Of course it may have nothing at all to do with you, but it’s a good occasion for self-reflection. “This person clearly feels like he can’t just tell me what’s wrong. Is there something I’ve done or said that is contributing to his reluctance?” It’s important to consider the question. A lot of ministers have learned to say the right things about being open to hearing other people’s concerns, but in practice they’re so high on their own rightness that they don’t really listen. They’ll let someone talk, but only so they can explain to him why his concern isn’t valid and he needs to think more like they do. Some of these folks will make the conversation so extraordinarily and unnecessarily painful that nobody wants to bring a concern to them twice.
Of course you’re not like that.
Are you sure, though? It’s hard to tell from the inside. Here are some tells to consider:
- Has this person brought a concern to you sometime in the past couple years? If so, how did you handle that conversation? If you’re thinking something like “Well, now that you mention it, yeah…but it wasn’t anything serious, and I got him straightened out” — are you sure? I wonder if he sees it that way.

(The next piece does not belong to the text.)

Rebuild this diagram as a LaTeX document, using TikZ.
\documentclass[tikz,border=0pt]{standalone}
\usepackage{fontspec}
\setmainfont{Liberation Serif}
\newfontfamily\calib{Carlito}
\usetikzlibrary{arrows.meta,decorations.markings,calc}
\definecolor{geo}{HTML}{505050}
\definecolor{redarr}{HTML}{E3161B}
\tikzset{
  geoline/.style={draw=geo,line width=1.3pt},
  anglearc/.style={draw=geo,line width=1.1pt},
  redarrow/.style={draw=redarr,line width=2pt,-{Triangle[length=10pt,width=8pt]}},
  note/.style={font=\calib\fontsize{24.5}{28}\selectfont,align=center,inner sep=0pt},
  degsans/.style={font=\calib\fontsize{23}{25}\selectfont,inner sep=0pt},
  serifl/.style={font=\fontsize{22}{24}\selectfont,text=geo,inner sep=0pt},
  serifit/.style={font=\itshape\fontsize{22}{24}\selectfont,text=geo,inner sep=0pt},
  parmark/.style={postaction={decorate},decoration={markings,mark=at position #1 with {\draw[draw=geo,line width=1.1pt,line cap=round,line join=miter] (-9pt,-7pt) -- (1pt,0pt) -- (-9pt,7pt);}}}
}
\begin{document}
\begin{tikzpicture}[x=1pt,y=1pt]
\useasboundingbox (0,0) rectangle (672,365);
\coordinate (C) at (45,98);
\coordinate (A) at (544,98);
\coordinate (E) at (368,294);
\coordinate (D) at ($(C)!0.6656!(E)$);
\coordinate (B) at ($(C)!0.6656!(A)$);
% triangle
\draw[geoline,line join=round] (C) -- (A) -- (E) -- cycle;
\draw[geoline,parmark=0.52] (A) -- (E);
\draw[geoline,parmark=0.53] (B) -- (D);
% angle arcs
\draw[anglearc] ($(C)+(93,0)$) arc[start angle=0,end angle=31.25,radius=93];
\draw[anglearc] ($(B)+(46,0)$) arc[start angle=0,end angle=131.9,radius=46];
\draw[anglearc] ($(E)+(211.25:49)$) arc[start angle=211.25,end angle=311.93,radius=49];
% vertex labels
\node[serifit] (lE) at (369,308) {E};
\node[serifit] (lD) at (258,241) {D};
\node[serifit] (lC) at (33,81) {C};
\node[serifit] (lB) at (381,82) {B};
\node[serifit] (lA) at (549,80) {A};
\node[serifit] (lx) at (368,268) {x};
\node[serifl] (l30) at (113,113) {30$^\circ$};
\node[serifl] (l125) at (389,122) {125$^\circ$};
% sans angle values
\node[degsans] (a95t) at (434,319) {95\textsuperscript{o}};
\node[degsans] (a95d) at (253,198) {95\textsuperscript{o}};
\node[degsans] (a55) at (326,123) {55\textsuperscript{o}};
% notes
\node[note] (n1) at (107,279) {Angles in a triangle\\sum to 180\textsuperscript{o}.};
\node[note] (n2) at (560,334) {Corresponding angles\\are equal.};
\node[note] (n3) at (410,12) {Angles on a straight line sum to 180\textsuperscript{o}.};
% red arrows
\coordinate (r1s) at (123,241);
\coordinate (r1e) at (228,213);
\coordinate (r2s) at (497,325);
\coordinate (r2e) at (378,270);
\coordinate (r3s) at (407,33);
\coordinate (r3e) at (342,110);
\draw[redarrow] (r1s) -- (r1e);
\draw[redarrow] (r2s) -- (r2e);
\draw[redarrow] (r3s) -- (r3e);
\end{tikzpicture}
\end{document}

- You experience a persistent pattern that runs like this: you announce a new program/initiative/idea, someone raises a concern about it, you explain to them why they need not be concerned, everything seems fine and you proceed on schedule, but three months later that family seems to have drifted away. If this happens regularly, you’re winning the argument so you can do it your way, but you’re not shepherding your people, and they’re voting with their feet.
- When is the last time a parishioner raised a concern that changed your mind about something substantial? Is that something that happens often, or very rarely? If I asked around your congregation, would they agree? Nobody thinks of everything; if the general consensus is that you don’t really change your mind much, then odds are you’re not listening to your people.

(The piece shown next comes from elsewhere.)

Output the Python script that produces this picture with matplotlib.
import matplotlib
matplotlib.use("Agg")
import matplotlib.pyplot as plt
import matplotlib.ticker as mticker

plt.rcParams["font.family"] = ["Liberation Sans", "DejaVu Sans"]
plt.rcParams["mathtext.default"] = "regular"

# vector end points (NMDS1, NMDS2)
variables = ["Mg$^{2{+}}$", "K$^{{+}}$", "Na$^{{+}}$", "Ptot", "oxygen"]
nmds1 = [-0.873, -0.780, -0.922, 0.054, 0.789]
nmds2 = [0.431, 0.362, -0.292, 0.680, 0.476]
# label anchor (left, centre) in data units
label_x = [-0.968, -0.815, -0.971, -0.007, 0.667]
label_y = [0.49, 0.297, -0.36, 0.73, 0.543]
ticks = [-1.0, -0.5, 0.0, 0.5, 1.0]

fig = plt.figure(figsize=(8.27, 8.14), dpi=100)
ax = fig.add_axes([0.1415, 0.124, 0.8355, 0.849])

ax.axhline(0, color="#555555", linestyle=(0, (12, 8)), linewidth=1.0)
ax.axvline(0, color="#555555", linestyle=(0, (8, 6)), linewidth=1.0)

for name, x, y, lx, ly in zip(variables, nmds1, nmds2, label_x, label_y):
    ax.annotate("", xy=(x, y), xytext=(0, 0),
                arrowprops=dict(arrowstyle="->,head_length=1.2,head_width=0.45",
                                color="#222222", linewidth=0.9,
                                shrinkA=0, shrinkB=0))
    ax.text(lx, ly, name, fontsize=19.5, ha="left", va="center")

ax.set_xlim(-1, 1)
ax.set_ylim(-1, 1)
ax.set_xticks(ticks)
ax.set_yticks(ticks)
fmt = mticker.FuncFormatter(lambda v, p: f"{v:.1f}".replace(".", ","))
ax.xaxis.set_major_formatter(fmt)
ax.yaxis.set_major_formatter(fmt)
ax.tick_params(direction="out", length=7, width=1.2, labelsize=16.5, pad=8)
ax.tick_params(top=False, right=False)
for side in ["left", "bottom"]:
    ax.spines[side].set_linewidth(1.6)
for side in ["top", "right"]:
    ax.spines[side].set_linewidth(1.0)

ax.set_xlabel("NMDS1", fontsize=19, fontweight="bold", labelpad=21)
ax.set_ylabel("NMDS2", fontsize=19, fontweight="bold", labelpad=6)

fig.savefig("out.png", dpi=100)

Perhaps you’re a great listener and this isn’t the problem. That’s fine. But opportunities like this don’t come up every day (hopefully!), and it’s worth the time to ask the questions. It would be very convenient — too convenient, probably — if it turns out the problem is all with the person leaving, and there’s nothing you could/should have done differently. Pays to be a little suspicious of oneself.
But then, if it takes two to tango, it only takes one to walk away. Sometimes they do, and they won’t talk about it. That’s a tough situation. Best I can do is this: if I’ve asked all the questions, examined myself as best I can, done what I can do, and they’re still unwilling to talk about it, then better they’re gone. People should be shepherded by someone they can talk to; if that’s not me anymore, then they should find someone else.